Right now, everyone’s on the hot rage about cryptocurrencies and Bitcoin. I don't really deal with it much. I’m not going to tell someone not to invest in it, but I’ll say the same thing I say to them as I would to anyone who does equity crowdfunding—do your research, do your research, do your research. Don't put in anything that you can't afford to lose.
Are there any particular outlets or resources you use to learn more about the market and investing?
Some of them include Bloomberg, the magazine as well as the actual TV channel; Forbes, I don't think you can really be the best investor you need to be if you're not looking at Forbes occasionally; The Economist; The Wall Street Journal; Black Enterprise; Foreign Affairs Today, and NPR. Those are some of my go-to’s.
There are other companies that allow you to invest in startups. What specifically drew you to Republic?
I actually stumbled across Republic reading about an article on the Zika virus. One of the companies was making some kind of clothing that helped protect against the Zika virus. I wasn't able to invest in that one, but it made me keep my eye on Republic and see what else they were working with. And I've been pretty pleased so far.
One of the things I like about Republic it is that it's active. I've dealt with some other crowdfunding portals with varying degrees of success and engagement, but what I like about Republic is you're not just staring at a sterile screen that says "Hey we have x, y, and z, and please buy it”.
What I like about Republic is you're not just staring at a sterile screen that says, 'Hey we have x, y, and z, and please buy it.
There's video, there are exciting graphics, there's actually a little humor, and there are also message boards where you can talk to other investors, so you don't feel like your just floating in a lifeboat in the middle of the ocean with sharks.

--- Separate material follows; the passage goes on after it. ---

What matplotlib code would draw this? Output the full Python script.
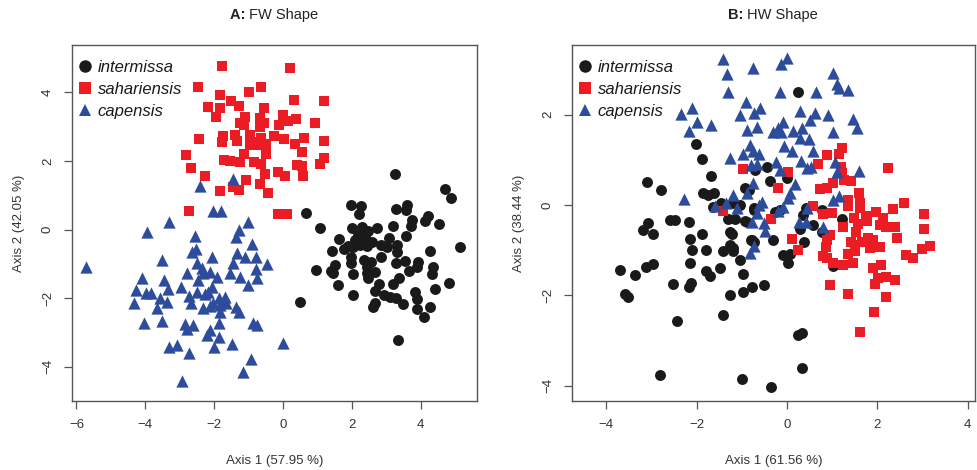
import matplotlib
matplotlib.use("Agg")
import matplotlib.pyplot as plt
from matplotlib.lines import Line2D

# ---------------- Panel A: FW Shape ----------------
a_int = [(3.27,1.62),(4.71,1.18),(4.87,0.91),(0.67,0.47),(1.99,0.71),(2.26,0.68),(2.22,0.45),(3.29,0.59),
         (3.61,0.71),(3.59,0.57),(4.22,0.39),(4.13,0.26),(3.74,0.28),(3.71,0.10),(4.54,0.15),(1.08,0.03),
         (2.02,0.03),(2.29,0.08),(2.48,-0.03),(2.74,0.03),(3.19,0.10),(3.58,-0.19),(2.19,-0.16),(2.38,-0.21),
         (2.58,-0.35),(2.29,-0.35),(2.09,-0.31),(1.64,-0.29),(3.09,-0.26),(1.90,-0.48),(1.77,-0.58),(2.04,-0.50),
         (2.24,-0.45),(2.45,-0.48),(2.84,-0.45),(3.03,-0.50),(3.32,-0.45),(3.32,-0.65),(1.44,-0.62),(4.27,-0.62),
         (5.16,-0.52),(1.97,-0.81),(1.97,-0.97),(2.36,-0.89),(2.55,-0.94),(2.45,-1.10),(2.84,-0.81),(3.29,-0.97),
         (3.55,-0.91),(3.93,-0.94),(3.89,-1.08),(4.35,-1.08),(4.32,-1.30),(0.96,-1.18),(1.51,-1.04),(1.39,-1.20),
         (1.46,-1.28),(2.04,-1.30),(2.45,-1.28),(2.48,-1.42),(2.67,-1.23),(3.67,-1.20),(3.38,-1.40),(3.21,-1.59),
         (2.80,-1.59),(2.67,-1.78),(1.61,-1.62),(4.42,-1.72),(4.84,-1.57),(2.03,-1.91),(2.94,-1.91),(3.11,-1.98),
         (3.30,-2.01),(3.50,-2.17),(3.84,-1.81),(3.89,-2.04),(2.67,-2.13),(2.63,-2.27),(3.91,-2.33),(4.27,-2.27),
         (4.10,-2.56),(0.51,-2.10),(3.35,-3.22)]
a_sah = [(-1.78,4.78),(0.21,4.70),(-2.46,4.15),(-0.64,4.15),(-0.98,4.00),(-1.82,3.92),(0.31,3.78),(1.20,3.75),
         (-1.50,3.75),(-2.17,3.58),(-1.82,3.55),(-1.29,3.61),(-0.54,3.55),(-1.94,3.29),(-1.10,3.29),(-0.68,3.26),
         (0.00,3.34),(0.39,3.21),(0.14,3.15),(0.94,3.10),(-1.24,3.10),(-0.56,3.10),(-0.10,3.05),(-0.68,3.00),
         (-1.14,3.05),(-2.45,2.64),(-1.75,2.73),(-1.78,2.55),(-1.38,2.76),(-0.95,2.76),(-1.34,2.58),(-0.87,2.55),
         (-0.64,2.68),(-0.27,2.74),(0.02,2.64),(0.36,2.49),(0.60,2.66),(1.19,2.58),(-0.95,2.45),(-0.66,2.45),
         (-0.48,2.49),(0.55,2.27),(-2.81,2.18),(-0.48,2.20),(-1.12,2.20),(-1.71,2.03),(-1.53,2.00),(-1.24,1.96),
         (-0.85,1.98),(-0.63,1.90),(0.41,1.88),(0.55,1.84),(1.07,1.90),(1.20,2.08),(-2.66,1.79),(-2.27,1.57),
         (-0.51,1.61),(-0.15,1.67),(0.07,1.55),(0.58,1.57),(-1.07,1.45),(-0.66,1.32),(-1.45,1.25),(-1.29,1.16),
         (-0.42,1.06),(-1.84,1.13),(-2.72,0.55),(-0.13,0.46),(0.12,0.46)]
a_cap = [(-5.71,-1.08),(-3.31,0.23),(-3.94,-0.06),(-2.53,-0.58),(-3.50,-0.89),(-2.78,-1.26),(-4.10,-1.42),
         (-3.46,-1.47),(-4.28,-1.76),(-3.98,-1.84),(-3.84,-1.86),(-3.35,-1.74),(-2.96,-1.67),(-3.57,-2.01),
         (-3.38,-2.10),(-2.72,-1.94),(-4.33,-2.13),(-3.65,-2.30),(-4.04,-2.74),(-3.52,-2.66),(-2.85,-2.75),
         (-2.80,-2.91),(-3.30,-3.42),(-3.09,-3.37),(-2.72,-3.59),(-2.94,-4.41),
         (-2.41,1.28),(-1.46,1.48),(-2.04,0.55),(-1.81,0.55),(-1.01,0.23),(-1.27,0.00),(-1.35,-0.21),
         (-2.56,-0.19),(-0.91,-0.42),(-2.63,-0.65),(-2.07,-0.79),(-1.33,-0.68),(-1.10,-0.79),(-0.79,-0.81),
         (-0.46,-1.01),(-1.46,-0.97),(-2.51,-0.99),(-2.36,-1.13),(-2.32,-1.28),(-2.12,-1.23),(-1.91,-1.37),
         (-1.54,-1.26),(-1.25,-1.39),(-0.79,-1.16),(-0.75,-1.42),(-2.46,-1.47),(-1.01,-1.62),(-2.05,-1.67),
         (-2.51,-1.81),(-2.27,-1.88),(-2.17,-1.81),(-1.85,-2.01),(-1.69,-1.98),(-2.03,-2.15),(-1.83,-2.20),
         (-1.64,-2.15),(-2.66,-2.15),(-2.32,-2.30),(-2.12,-2.23),(-1.35,-2.25),(-1.27,-2.40),(-1.83,-2.40),
         (-0.86,-2.74),(-0.75,-2.78),(-2.61,-2.78),(-1.85,-2.74),(-2.12,-2.93),(-2.20,-3.08),(-1.85,-3.12),
         (-2.01,-3.42),(-1.49,-3.34),(0.01,-3.32),(-0.94,-3.78),(-1.17,-4.14)]

# ---------------- Panel B: HW Shape ----------------
b_int = [(-2.01,1.35),(-1.89,1.01),(-1.68,0.65),(-3.10,0.50),(-2.80,0.32),(-1.85,0.27),(-1.74,0.22),(-1.62,0.26),
         (-1.63,-0.04),(-2.59,-0.33),(-2.48,-0.33),(-2.18,-0.37),(-3.07,-0.39),(-3.18,-0.55),(-2.97,-0.64),
         (-1.30,-0.32),(-1.15,-0.32),(-0.89,-0.37),(-1.26,-0.59),(-1.22,-0.64),(-1.89,-0.64),(-2.15,-0.76),
         (-0.78,-0.77),(-1.26,-0.89),(-1.19,-0.96),(-1.20,-1.03),(-2.11,-0.99),(-1.79,-0.99),(-1.42,-1.03),
         (-1.04,-1.22),(-2.15,-1.29),(-3.69,-1.44),(-3.36,-1.55),(-3.12,-1.37),(-2.96,-1.31),(-1.79,-1.47),
         (-1.70,-1.58),(-1.48,-1.40),(-0.98,-1.53),(-2.53,-1.75),(-2.18,-1.81),(-0.78,-1.81),(-0.85,0.33),
         (-0.73,-0.11),(-3.58,-1.97),(-3.51,-2.03),(-2.13,-1.72),(-1.26,-1.99),(-0.98,-1.92),(-0.51,-1.77),
         (-2.44,-2.58),(-1.41,-2.43),(0.25,-2.88),(0.32,-2.84),(-2.82,-3.76),(-1.00,-3.86),(-0.36,-4.03),
         (0.32,-3.61),(0.25,2.49),(-0.93,0.37),(-0.38,0.52),(-0.71,0.77),(-0.45,0.85),(-1.47,0.04),(-1.19,0.04),
         (-1.05,0.00),(-0.74,-0.07),(-0.27,-0.15),(-0.15,-0.11),(-0.93,-0.35),(0.29,-0.54),(0.38,-0.81),
         (0.58,-0.44),(1.21,-0.32),(-0.80,-0.77),(-0.74,-0.81),(-0.32,-0.77),(-0.10,-1.11),(0.01,-1.28),
         (0.07,-1.08),(1.02,-1.35),(-0.01,0.60),(0.77,-0.11),(0.36,-0.22),(0.42,-0.07),(0.77,-0.61)]
b_sah = [(-0.97,0.79),(-1.42,-0.13),(-0.21,0.37),(-0.36,-0.32),(0.03,0.72),
         (1.21,1.25),(1.16,1.13),(0.88,1.11),(0.69,0.91),(2.24,0.81),(1.19,0.85),(1.21,0.71),(1.02,0.49),
         (1.25,0.55),(1.41,0.54),(0.73,0.35),(0.88,0.37),(1.60,0.27),(1.36,0.10),(1.36,-0.02),(1.61,0.05),
         (1.61,-0.06),(2.59,0.04),(0.58,-0.02),(1.97,-0.15),(2.34,-0.10),(3.03,-0.19),(0.79,-0.20),(0.99,-0.17),
         (1.48,-0.30),(1.75,-0.24),(1.78,-0.35),(2.13,-0.30),(2.06,-0.44),(2.19,-0.48),(2.39,-0.48),(1.23,-0.49),
         (3.03,-0.54),(1.58,-0.42),(1.53,-0.59),(0.94,-0.66),(2.43,-0.74),(0.10,-0.76),(1.80,-0.74),(1.91,-0.78),
         (1.41,-0.81),(1.50,-0.89),(1.65,-0.83),(0.89,-0.77),(0.86,-0.94),(1.84,-0.96),(2.06,-0.94),(0.25,-0.99),
         (0.80,-1.14),(0.89,-1.18),(1.50,-1.03),(1.36,-1.08),(3.16,-0.91),(2.98,-0.98),(2.63,-1.11),(2.78,-1.18),
         (1.02,-1.28),(1.23,-1.33),(1.45,-1.29),(1.91,-1.40),(2.09,-1.33),(2.02,-1.62),(2.19,-1.60),(1.95,-1.75),
         (2.39,-1.66),(0.95,-1.77),(1.36,-1.97),(2.19,-2.04),(1.93,-2.37),(1.61,-2.82)]
b_cap = [(-2.28,0.13),(-0.67,0.91),(-0.76,0.48),(-1.20,0.22),(-0.89,0.26),(-1.59,-0.02),(-1.35,0.05),
         (-1.11,-0.07),(-0.78,-0.37),(-0.73,-0.91),(-0.82,-1.07),(-0.63,0.00),
         (-1.41,3.23),(-0.14,3.13),(-0.01,3.25),(-1.33,2.89),(-0.76,3.02),(1.01,2.91),(1.10,2.67),(1.16,2.58),
         (1.34,2.54),(-1.30,2.49),(-0.15,2.49),(0.64,2.51),(-0.91,2.27),(-0.60,2.15),(-0.73,2.03),(-1.05,1.99),
         (-2.35,2.01),(-2.11,2.14),(0.29,2.07),(0.62,2.03),(0.51,1.88),(0.91,1.98),(-2.00,1.83),(-1.69,1.76),
         (-2.18,1.64),(-0.88,1.66),(-0.66,1.73),(-0.21,1.71),(-0.10,1.83),(-0.14,1.61),(-0.32,1.61),(0.14,1.64),
         (0.32,1.70),(0.29,1.49),(0.49,1.46),(1.02,1.61),(1.47,1.90),(1.54,1.71),(-0.83,1.33),(-0.75,1.19),
         (-0.98,1.12),(-0.63,1.12),(-0.07,1.31),(0.10,1.19),(0.58,1.19),(-1.27,1.03),(-0.24,0.94),(0.30,0.97),
         (1.06,0.94),
         (-0.80,0.88),(-0.16,0.77),(0.44,0.81),(0.52,0.85),(1.10,0.72),(0.18,0.46),(0.07,0.26),(0.01,0.15),
         (-0.56,0.07),(-0.66,-0.18),(-0.10,-0.04),(-0.19,-0.13),(1.01,0.11),(1.14,0.20),(0.45,-0.07),
         (-0.52,-0.41),(-0.49,-0.57),(0.27,-0.37),(0.42,-0.37),(0.79,-0.48),(1.60,0.76)]

species = ["intermissa", "sahariensis", "capensis"]
title_tags = ["A:", "B:"]
title_names = ["FW Shape", "HW Shape"]
xlabels = ["Axis 1 (57.95 %)", "Axis 1 (61.56 %)"]
ylabels = ["Axis 2 (42.05 %)", "Axis 2 (38.44 %)"]
a_xticks = [-6, -4, -2, 0, 2, 4]
a_yticks = [-4, -2, 0, 2, 4]
b_xticks = [-4, -2, 0, 2, 4]
b_yticks = [-4, -2, 0, 2]

colors = ["#1a1a1a", "#ec1c24", "#2d4c9c"]
markers = ["o", "s", "^"]
sizes = [62, 50, 78]

plt.rcParams['font.family'] = ['Liberation Sans', 'DejaVu Sans']

W, H = 978, 470
fig = plt.figure(figsize=(W/100, H/100), dpi=100)

def px_axes(l, r, t, b):
    return fig.add_axes([l/W, 1-b/H, (r-l)/W, (b-t)/H])

axA = px_axes(72, 477, 45, 401)
axB = px_axes(572, 975, 45, 401)

panels = [
    (axA, [a_int, a_sah, a_cap], (-6.13, 5.64), (-5.0, 5.38), a_xticks, a_yticks, 274),
    (axB, [b_int, b_sah, b_cap], (-4.76, 4.16), (-4.34, 3.54), b_xticks, b_yticks, 773),
]

renderer = fig.canvas.get_renderer()

for i, (ax, groups, xl, yl, xt, yt, tx) in enumerate(panels):
    for g, c, m, s in zip(groups, colors, markers, sizes):
        xs = [p[0] for p in g]
        ys = [p[1] for p in g]
        ax.scatter(xs, ys, c=c, marker=m, s=s, linewidths=0, zorder=3)
    ax.set_xlim(*xl)
    ax.set_ylim(*yl)
    ax.set_xticks(xt)
    ax.set_yticks(yt)
    ax.set_xticklabels([str(v).replace('-', '\u2212') for v in xt], fontsize=9.5, color='#333333')
    ax.set_yticklabels([str(v).replace('-', '\u2212') for v in yt], fontsize=9.5, color='#333333',
                       rotation=90, va='center')
    ax.tick_params(direction='out', length=6, width=0.9, color='#555555', pad=7)
    for sp in ax.spines.values():
        sp.set_color('#555555')
        sp.set_linewidth(1.0)
    ax.set_xlabel(xlabels[i], fontsize=9.5, color='#333333', labelpad=17)
    ax.set_ylabel(ylabels[i], fontsize=9.5, color='#333333', labelpad=12)
    handles = [Line2D([0], [0], marker=m, color='none', markerfacecolor=c, markeredgewidth=0,
                      markersize=9) for c, m in zip(colors, markers)]
    leg = ax.legend(handles, species, loc='upper left', bbox_to_anchor=(0.0, 0.975), frameon=False,
                    prop={'style': 'italic', 'size': 12}, handletextpad=0.3,
                    labelspacing=0.42, borderaxespad=0.0, handlelength=0.9,
                    borderpad=0.35)
    for t in leg.get_texts():
        t.set_color('#1a1a1a')

    # Title: bold tag + regular name, centred as a whole
    t1 = fig.text(0, 1-15/H, title_tags[i] + " ", ha='left', va='center', fontsize=10.5,
                  fontweight='bold', color='#222222')
    t2 = fig.text(0, 1-15/H, title_names[i], ha='left', va='center', fontsize=10.5, color='#222222')
    w1 = t1.get_window_extent(renderer).width
    w2 = t2.get_window_extent(renderer).width
    x0 = tx - (w1 + w2) / 2
    t1.set_x(x0 / W)
    t2.set_x((x0 + w1) / W)

fig.savefig("out.png", dpi=100)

I also like that you receive emails regularly saying, "Hey, this is what Republic's doing, this is who we're partnering with.” Then there are the founder stories—I think those are pretty cool, when you interview the founders and pick their brains a little. Those stories are very valuable, and it's really fascinating to learn that they're trying to figure it out, just like you. I think many times when we hear about people who have startups, we think, “Oh, they’re so much more brilliant I am. They’ve got it all figured out.” So it's great to hear them say, “Hey, I had fears. I wasn't sure, and I made mistakes, too. This is what I've learned along the way." That's invaluable.